Et sur un gars comme Dominique Pélicot, il dirait pas que c’est un malade ou une victime de la fatalité. Il critique les systèmes qui écrasent les gens,mais pas pour les remplacer par un chaos ou des excuses a tout. Il faut dépasser la culpabilité et viser une vie authentique et affirmée, ce qui demande un effort personnel énorme.. il te pousse à te dépasser, Sur Homme, à être plus grand que tes excuses ou ton passé. Il ne veut pas un monde où tout le monde se déresponsabilise, il veut un monde où chacun trouve sa force intérieure et se dépasse.dépasser les concepts de jugement oppressifs.

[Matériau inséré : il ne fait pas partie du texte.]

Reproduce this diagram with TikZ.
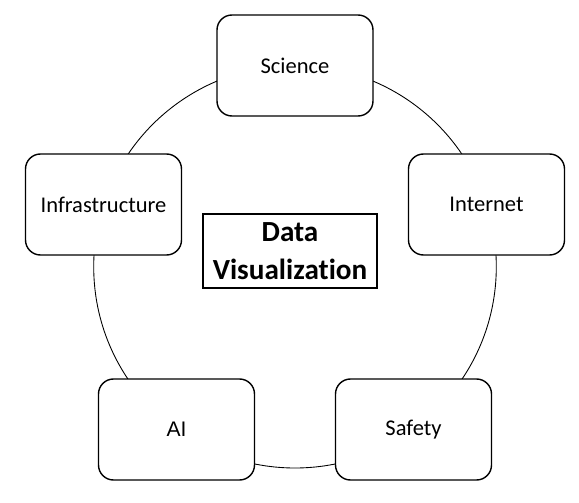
\documentclass[tikz,border=0pt]{standalone}
\usepackage{fontspec}
\setmainfont{Carlito}[Ligatures=NoCommon]
\newfontfamily\arialfont{Liberation Sans}
\usetikzlibrary{positioning}

\begin{document}
\begin{tikzpicture}[
    topic/.style={rectangle, rounded corners=0.3cm, draw=black, line width=0.8pt, fill=white, minimum width=3.12cm, minimum height=2.02cm, font=\fontsize{12.8}{15}\selectfont},
    title/.style={rectangle, draw=black, line width=0.8pt, fill=white, minimum width=3.48cm, minimum height=1.48cm, align=center, font=\fontsize{16.6}{21.5}\selectfont\bfseries},
    ring/.style={draw=black, line width=0.5pt}
]
\useasboundingbox (0,0) rectangle (11.58,10.04);

% Ring behind the topics
\coordinate (hub) at (5.90, 4.706);
\draw[ring] (hub) circle (4.026);

\node[topic] (science) at (5.90, 8.73) {Science};
\node[topic] (internet) at (9.73, 5.95) {Internet};
\node[topic] (safety) at (8.27, 1.45) {Safety};
\node[topic, font=\arialfont\fontsize{12}{14}\selectfont] (ai) at (3.53, 1.45) {AI};
\node[topic] (infra) at (2.07, 5.95) {Infrastructure};

% Centre title
\node[title] (dataviz) at (5.80, 5.02) {Data\\Visualization};

\end{tikzpicture}
\end{document}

Nietzsche te dit de vivre ta responsabiité autrement, en mode affirmation de soi, pas de culpabilité. Ça change tout.
 
Salut Ebion ,
Je comprends ton approche sur Nietzsche, mais t’as mal compris certains trucs. Nietzsche est souvent mal compris parce qu'on simplifie trop ses idées ou qu'on les détache de leur contexte. (toujours ce foutu contexte) Oui, il démonte le christianisme parce qu’il trouve que ça fait culpabiliser les gens pour rien, les écrase avec des trucs genre le péché et les empêche de s’élever. Mais ça veut pas dire qu’il est là pour dire "tout est pardonné" ou qu’il excuse tout.

Nietzsche, c’est pas vraiment un déterministe ! Il ne croit pas que nos actes soient totalement prédéterminés par des facteurs extérieurs. Il ne pense pas qu’on est juste des robots contrôlés par notre passé ou la société. L'éternel retour c’est : Vis ta vie comme si chaque chose que tu faisais allait se répéter pour toujours.C'est une forme de responsabilité en puissance : vivre en affirmant pleinement ses choix. C’est pas une excuse, c’est une grosse claque pour te dire d’assumer tes choix à fond.

Et sur un gars comme Dominique Pélicot, il dirait pas que c’est un malade ou une victime de la fatalité. Il critique les systèmes qui écrasent les gens,mais pas pour les remplacer par un chaos ou des excuses a tout. Il faut dépasser la culpabilité et viser une vie authentique et affirmée, ce qui demande un effort personnel énorme.. il te pousse à te dépasser, Sur Homme, à être plus grand que tes excuses ou ton passé. Il ne veut pas un monde où tout le monde se déresponsabilise, il veut un monde où chacun trouve sa force intérieure et se dépasse.dépasser les concepts de jugement oppressifs.

Nietzsche te dit de vivre ta responsabiité autrement, en mode affirmation de soi, pas de culpabilité. Ça change tout.

Oui merci pour les précisions et corrections. :cool:

Je crois quand même que Nietzsche est « déterministe », ou du moins certains de ses textes vont en ce sens, mais certes il ne prêche pas une sorte d'anarchisme moral jouisseur facile. Il prêche une sorte de morale aristocratique virile, de la « vie », de l'affirmation de soi, comme tu le dis. C'est pas nécessairement incompatible avec un déterminisme : être « déterminé » ne veut pas dire être « inchangeable » ou « imperméable » aux influences ou idées extérieures. Regarde le déterminisme du psychologue B. F. Skinner par exemple.

Simplement, les idées ont des conséquences logiques, même quand leurs auteurs ne les voient pas ou ne les reconnaissent pas. C'est plutôt en ce sens-là que je disais que le déterminisme pouvait déresponsabiliser les gens et servir d'excuse. Bien sûr si Nietzsche voyait des personnes se servir ainsi du déterminisme, il les trouverait mesquines et viles.